(Stored entries)
──────

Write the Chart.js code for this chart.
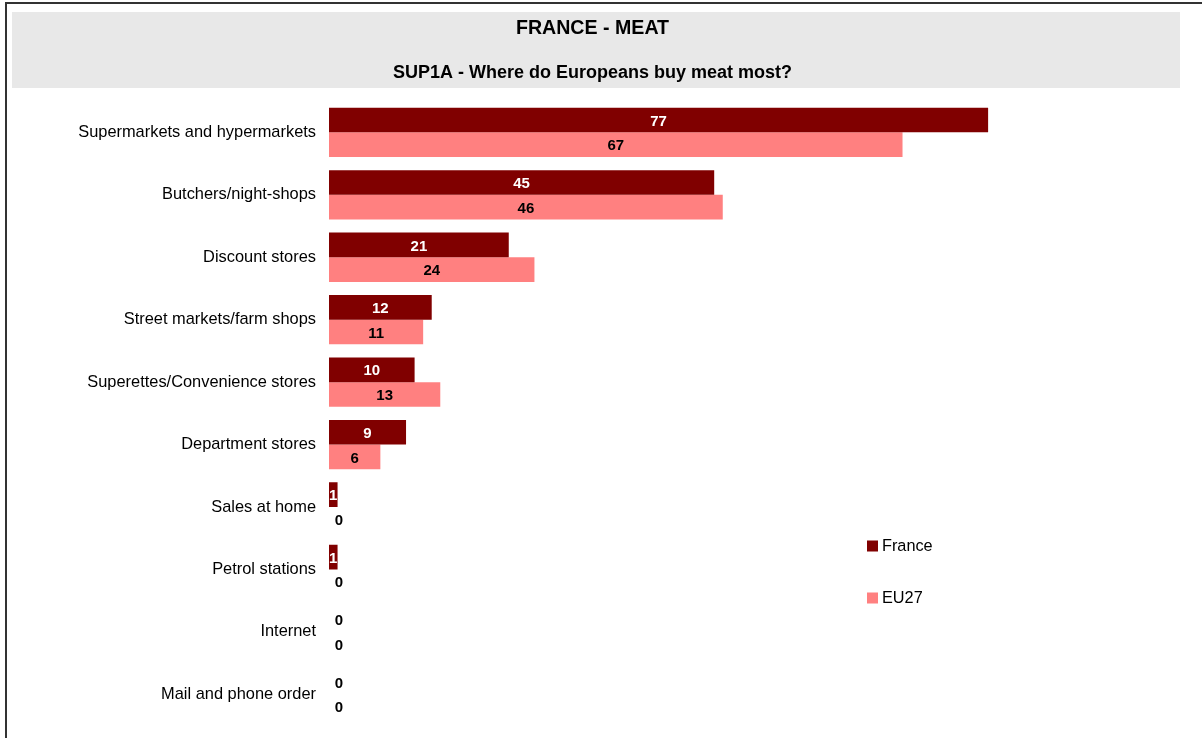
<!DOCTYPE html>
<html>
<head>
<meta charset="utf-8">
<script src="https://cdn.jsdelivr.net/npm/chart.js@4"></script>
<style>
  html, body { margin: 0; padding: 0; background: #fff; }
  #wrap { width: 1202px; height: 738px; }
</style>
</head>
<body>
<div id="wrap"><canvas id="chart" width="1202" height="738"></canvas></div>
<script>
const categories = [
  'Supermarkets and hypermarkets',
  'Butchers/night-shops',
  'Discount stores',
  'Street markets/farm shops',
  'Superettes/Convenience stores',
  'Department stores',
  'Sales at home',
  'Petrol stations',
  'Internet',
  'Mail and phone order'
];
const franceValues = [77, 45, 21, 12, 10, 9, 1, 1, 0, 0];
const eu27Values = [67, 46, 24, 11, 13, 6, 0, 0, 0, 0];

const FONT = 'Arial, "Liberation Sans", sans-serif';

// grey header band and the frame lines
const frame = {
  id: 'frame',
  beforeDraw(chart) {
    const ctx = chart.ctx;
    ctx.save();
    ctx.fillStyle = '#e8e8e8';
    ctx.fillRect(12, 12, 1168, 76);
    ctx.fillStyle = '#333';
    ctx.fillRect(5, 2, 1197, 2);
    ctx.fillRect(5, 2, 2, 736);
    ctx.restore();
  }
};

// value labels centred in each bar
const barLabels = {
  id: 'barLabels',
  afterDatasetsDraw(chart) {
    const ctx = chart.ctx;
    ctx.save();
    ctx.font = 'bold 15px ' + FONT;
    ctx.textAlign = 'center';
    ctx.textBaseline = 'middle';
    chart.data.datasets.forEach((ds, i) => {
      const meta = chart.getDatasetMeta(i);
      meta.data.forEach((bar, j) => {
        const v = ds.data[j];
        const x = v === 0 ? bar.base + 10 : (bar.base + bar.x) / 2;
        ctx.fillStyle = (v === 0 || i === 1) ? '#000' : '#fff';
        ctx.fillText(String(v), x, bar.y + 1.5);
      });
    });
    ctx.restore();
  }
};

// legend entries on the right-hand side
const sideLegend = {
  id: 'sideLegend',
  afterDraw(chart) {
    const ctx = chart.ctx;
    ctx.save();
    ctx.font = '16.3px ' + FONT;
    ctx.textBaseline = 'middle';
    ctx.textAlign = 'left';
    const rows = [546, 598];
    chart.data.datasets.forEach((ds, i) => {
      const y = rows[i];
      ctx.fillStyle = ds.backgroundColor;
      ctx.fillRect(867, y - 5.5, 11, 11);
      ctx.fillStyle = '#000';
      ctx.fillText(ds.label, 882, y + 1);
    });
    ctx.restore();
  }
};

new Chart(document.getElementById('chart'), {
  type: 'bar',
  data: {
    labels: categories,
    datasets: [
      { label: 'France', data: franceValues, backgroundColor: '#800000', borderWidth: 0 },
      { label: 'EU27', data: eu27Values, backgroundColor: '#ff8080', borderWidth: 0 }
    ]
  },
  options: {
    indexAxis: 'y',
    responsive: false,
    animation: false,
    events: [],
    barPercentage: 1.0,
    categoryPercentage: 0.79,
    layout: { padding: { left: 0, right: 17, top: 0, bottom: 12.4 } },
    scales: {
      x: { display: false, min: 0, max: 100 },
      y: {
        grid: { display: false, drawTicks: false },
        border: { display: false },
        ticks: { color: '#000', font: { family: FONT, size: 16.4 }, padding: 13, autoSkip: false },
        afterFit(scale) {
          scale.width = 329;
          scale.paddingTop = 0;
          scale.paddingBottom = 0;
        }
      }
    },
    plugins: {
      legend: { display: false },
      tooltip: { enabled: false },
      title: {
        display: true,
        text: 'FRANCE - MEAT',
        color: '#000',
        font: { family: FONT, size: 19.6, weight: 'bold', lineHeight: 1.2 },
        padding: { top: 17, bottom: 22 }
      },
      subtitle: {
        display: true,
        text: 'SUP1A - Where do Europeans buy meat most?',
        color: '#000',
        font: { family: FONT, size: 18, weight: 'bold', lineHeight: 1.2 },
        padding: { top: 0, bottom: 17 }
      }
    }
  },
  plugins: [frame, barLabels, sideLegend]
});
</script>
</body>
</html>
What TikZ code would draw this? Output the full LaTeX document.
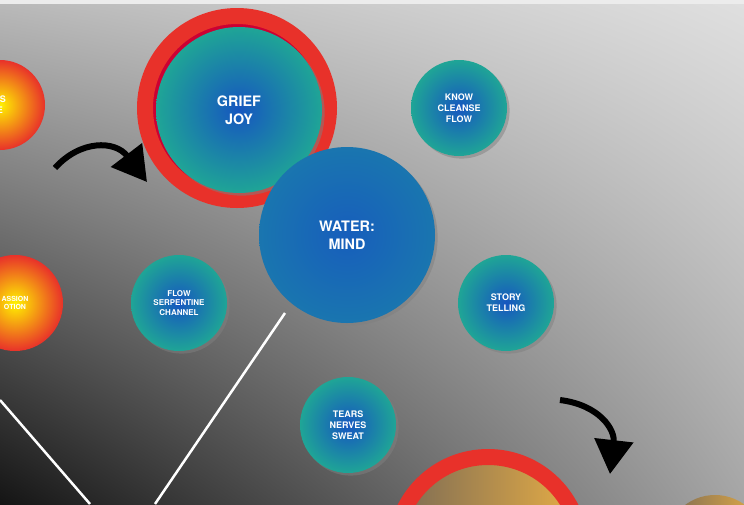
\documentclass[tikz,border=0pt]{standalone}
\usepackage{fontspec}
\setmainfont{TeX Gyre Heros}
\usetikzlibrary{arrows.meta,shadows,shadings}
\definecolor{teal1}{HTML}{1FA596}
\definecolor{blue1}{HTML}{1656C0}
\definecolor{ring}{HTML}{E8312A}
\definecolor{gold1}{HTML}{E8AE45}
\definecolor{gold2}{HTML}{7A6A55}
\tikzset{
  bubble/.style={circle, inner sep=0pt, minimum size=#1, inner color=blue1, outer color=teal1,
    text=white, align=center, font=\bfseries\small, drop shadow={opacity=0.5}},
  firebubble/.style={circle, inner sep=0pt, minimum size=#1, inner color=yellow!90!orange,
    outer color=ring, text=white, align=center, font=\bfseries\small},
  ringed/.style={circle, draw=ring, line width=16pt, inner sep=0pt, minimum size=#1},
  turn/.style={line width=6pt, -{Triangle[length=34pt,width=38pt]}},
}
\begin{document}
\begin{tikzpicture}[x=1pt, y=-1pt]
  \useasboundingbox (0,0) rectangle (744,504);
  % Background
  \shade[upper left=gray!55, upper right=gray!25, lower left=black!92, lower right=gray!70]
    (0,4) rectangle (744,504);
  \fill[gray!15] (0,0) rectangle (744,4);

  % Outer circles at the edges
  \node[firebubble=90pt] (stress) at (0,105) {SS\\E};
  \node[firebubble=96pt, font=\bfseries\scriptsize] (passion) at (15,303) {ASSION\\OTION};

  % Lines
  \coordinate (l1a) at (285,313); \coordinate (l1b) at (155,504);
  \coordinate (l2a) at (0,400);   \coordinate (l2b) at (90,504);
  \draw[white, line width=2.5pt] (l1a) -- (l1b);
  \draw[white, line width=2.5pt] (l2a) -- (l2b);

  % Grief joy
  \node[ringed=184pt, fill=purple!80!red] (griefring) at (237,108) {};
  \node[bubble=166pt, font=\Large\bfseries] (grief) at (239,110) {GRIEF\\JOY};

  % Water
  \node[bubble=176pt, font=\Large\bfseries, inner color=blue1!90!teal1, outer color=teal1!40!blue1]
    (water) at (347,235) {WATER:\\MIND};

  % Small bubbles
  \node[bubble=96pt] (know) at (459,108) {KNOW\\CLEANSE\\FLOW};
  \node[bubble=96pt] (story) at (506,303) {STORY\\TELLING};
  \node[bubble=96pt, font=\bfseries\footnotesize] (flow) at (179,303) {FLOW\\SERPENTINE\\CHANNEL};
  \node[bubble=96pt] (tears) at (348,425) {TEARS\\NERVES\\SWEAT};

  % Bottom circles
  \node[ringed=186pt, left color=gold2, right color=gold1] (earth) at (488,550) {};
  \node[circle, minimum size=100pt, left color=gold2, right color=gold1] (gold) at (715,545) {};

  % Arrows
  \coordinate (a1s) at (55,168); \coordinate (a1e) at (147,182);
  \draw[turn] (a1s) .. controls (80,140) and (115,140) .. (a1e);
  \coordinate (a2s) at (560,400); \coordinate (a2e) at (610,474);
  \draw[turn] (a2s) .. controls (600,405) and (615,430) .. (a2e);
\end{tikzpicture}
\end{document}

──────

_TASK TO COMPLETE:_ Pictures are excluded; copy every other part of the records exactly.

_RESPONSE TO THIS EXERCISE:_
Write the Chart.js code for this chart.
<!DOCTYPE html>
<html>
<head>
<meta charset="utf-8">
<script src="https://cdn.jsdelivr.net/npm/chart.js@4"></script>
<style>
  html, body { margin: 0; padding: 0; background: #fff; }
  #wrap { width: 1202px; height: 738px; }
</style>
</head>
<body>
<div id="wrap"><canvas id="chart" width="1202" height="738"></canvas></div>
<script>
const categories = [
  'Supermarkets and hypermarkets',
  'Butchers/night-shops',
  'Discount stores',
  'Street markets/farm shops',
  'Superettes/Convenience stores',
  'Department stores',
  'Sales at home',
  'Petrol stations',
  'Internet',
  'Mail and phone order'
];
const franceValues = [77, 45, 21, 12, 10, 9, 1, 1, 0, 0];
const eu27Values = [67, 46, 24, 11, 13, 6, 0, 0, 0, 0];

const FONT = 'Arial, "Liberation Sans", sans-serif';

// grey header band and the frame lines
const frame = {
  id: 'frame',
  beforeDraw(chart) {
    const ctx = chart.ctx;
    ctx.save();
    ctx.fillStyle = '#e8e8e8';
    ctx.fillRect(12, 12, 1168, 76);
    ctx.fillStyle = '#333';
    ctx.fillRect(5, 2, 1197, 2);
    ctx.fillRect(5, 2, 2, 736);
    ctx.restore();
  }
};

// value labels centred in each bar
const barLabels = {
  id: 'barLabels',
  afterDatasetsDraw(chart) {
    const ctx = chart.ctx;
    ctx.save();
    ctx.font = 'bold 15px ' + FONT;
    ctx.textAlign = 'center';
    ctx.textBaseline = 'middle';
    chart.data.datasets.forEach((ds, i) => {
      const meta = chart.getDatasetMeta(i);
      meta.data.forEach((bar, j) => {
        const v = ds.data[j];
        const x = v === 0 ? bar.base + 10 : (bar.base + bar.x) / 2;
        ctx.fillStyle = (v === 0 || i === 1) ? '#000' : '#fff';
        ctx.fillText(String(v), x, bar.y + 1.5);
      });
    });
    ctx.restore();
  }
};

// legend entries on the right-hand side
const sideLegend = {
  id: 'sideLegend',
  afterDraw(chart) {
    const ctx = chart.ctx;
    ctx.save();
    ctx.font = '16.3px ' + FONT;
    ctx.textBaseline = 'middle';
    ctx.textAlign = 'left';
    const rows = [546, 598];
    chart.data.datasets.forEach((ds, i) => {
      const y = rows[i];
      ctx.fillStyle = ds.backgroundColor;
      ctx.fillRect(867, y - 5.5, 11, 11);
      ctx.fillStyle = '#000';
      ctx.fillText(ds.label, 882, y + 1);
    });
    ctx.restore();
  }
};

new Chart(document.getElementById('chart'), {
  type: 'bar',
  data: {
    labels: categories,
    datasets: [
      { label: 'France', data: franceValues, backgroundColor: '#800000', borderWidth: 0 },
      { label: 'EU27', data: eu27Values, backgroundColor: '#ff8080', borderWidth: 0 }
    ]
  },
  options: {
    indexAxis: 'y',
    responsive: false,
    animation: false,
    events: [],
    barPercentage: 1.0,
    categoryPercentage: 0.79,
    layout: { padding: { left: 0, right: 17, top: 0, bottom: 12.4 } },
    scales: {
      x: { display: false, min: 0, max: 100 },
      y: {
        grid: { display: false, drawTicks: false },
        border: { display: false },
        ticks: { color: '#000', font: { family: FONT, size: 16.4 }, padding: 13, autoSkip: false },
        afterFit(scale) {
          scale.width = 329;
          scale.paddingTop = 0;
          scale.paddingBottom = 0;
        }
      }
    },
    plugins: {
      legend: { display: false },
      tooltip: { enabled: false },
      title: {
        display: true,
        text: 'FRANCE - MEAT',
        color: '#000',
        font: { family: FONT, size: 19.6, weight: 'bold', lineHeight: 1.2 },
        padding: { top: 17, bottom: 22 }
      },
      subtitle: {
        display: true,
        text: 'SUP1A - Where do Europeans buy meat most?',
        color: '#000',
        font: { family: FONT, size: 18, weight: 'bold', lineHeight: 1.2 },
        padding: { top: 0, bottom: 17 }
      }
    }
  },
  plugins: [frame, barLabels, sideLegend]
});
</script>
</body>
</html>
What TikZ code would draw this? Output the full LaTeX document.
\documentclass[tikz,border=0pt]{standalone}
\usepackage{fontspec}
\setmainfont{TeX Gyre Heros}
\usetikzlibrary{arrows.meta,shadows,shadings}
\definecolor{teal1}{HTML}{1FA596}
\definecolor{blue1}{HTML}{1656C0}
\definecolor{ring}{HTML}{E8312A}
\definecolor{gold1}{HTML}{E8AE45}
\definecolor{gold2}{HTML}{7A6A55}
\tikzset{
  bubble/.style={circle, inner sep=0pt, minimum size=#1, inner color=blue1, outer color=teal1,
    text=white, align=center, font=\bfseries\small, drop shadow={opacity=0.5}},
  firebubble/.style={circle, inner sep=0pt, minimum size=#1, inner color=yellow!90!orange,
    outer color=ring, text=white, align=center, font=\bfseries\small},
  ringed/.style={circle, draw=ring, line width=16pt, inner sep=0pt, minimum size=#1},
  turn/.style={line width=6pt, -{Triangle[length=34pt,width=38pt]}},
}
\begin{document}
\begin{tikzpicture}[x=1pt, y=-1pt]
  \useasboundingbox (0,0) rectangle (744,504);
  % Background
  \shade[upper left=gray!55, upper right=gray!25, lower left=black!92, lower right=gray!70]
    (0,4) rectangle (744,504);
  \fill[gray!15] (0,0) rectangle (744,4);

  % Outer circles at the edges
  \node[firebubble=90pt] (stress) at (0,105) {SS\\E};
  \node[firebubble=96pt, font=\bfseries\scriptsize] (passion) at (15,303) {ASSION\\OTION};

  % Lines
  \coordinate (l1a) at (285,313); \coordinate (l1b) at (155,504);
  \coordinate (l2a) at (0,400);   \coordinate (l2b) at (90,504);
  \draw[white, line width=2.5pt] (l1a) -- (l1b);
  \draw[white, line width=2.5pt] (l2a) -- (l2b);

  % Grief joy
  \node[ringed=184pt, fill=purple!80!red] (griefring) at (237,108) {};
  \node[bubble=166pt, font=\Large\bfseries] (grief) at (239,110) {GRIEF\\JOY};

  % Water
  \node[bubble=176pt, font=\Large\bfseries, inner color=blue1!90!teal1, outer color=teal1!40!blue1]
    (water) at (347,235) {WATER:\\MIND};

  % Small bubbles
  \node[bubble=96pt] (know) at (459,108) {KNOW\\CLEANSE\\FLOW};
  \node[bubble=96pt] (story) at (506,303) {STORY\\TELLING};
  \node[bubble=96pt, font=\bfseries\footnotesize] (flow) at (179,303) {FLOW\\SERPENTINE\\CHANNEL};
  \node[bubble=96pt] (tears) at (348,425) {TEARS\\NERVES\\SWEAT};

  % Bottom circles
  \node[ringed=186pt, left color=gold2, right color=gold1] (earth) at (488,550) {};
  \node[circle, minimum size=100pt, left color=gold2, right color=gold1] (gold) at (715,545) {};

  % Arrows
  \coordinate (a1s) at (55,168); \coordinate (a1e) at (147,182);
  \draw[turn] (a1s) .. controls (80,140) and (115,140) .. (a1e);
  \coordinate (a2s) at (560,400); \coordinate (a2e) at (610,474);
  \draw[turn] (a2s) .. controls (600,405) and (615,430) .. (a2e);
\end{tikzpicture}
\end{document}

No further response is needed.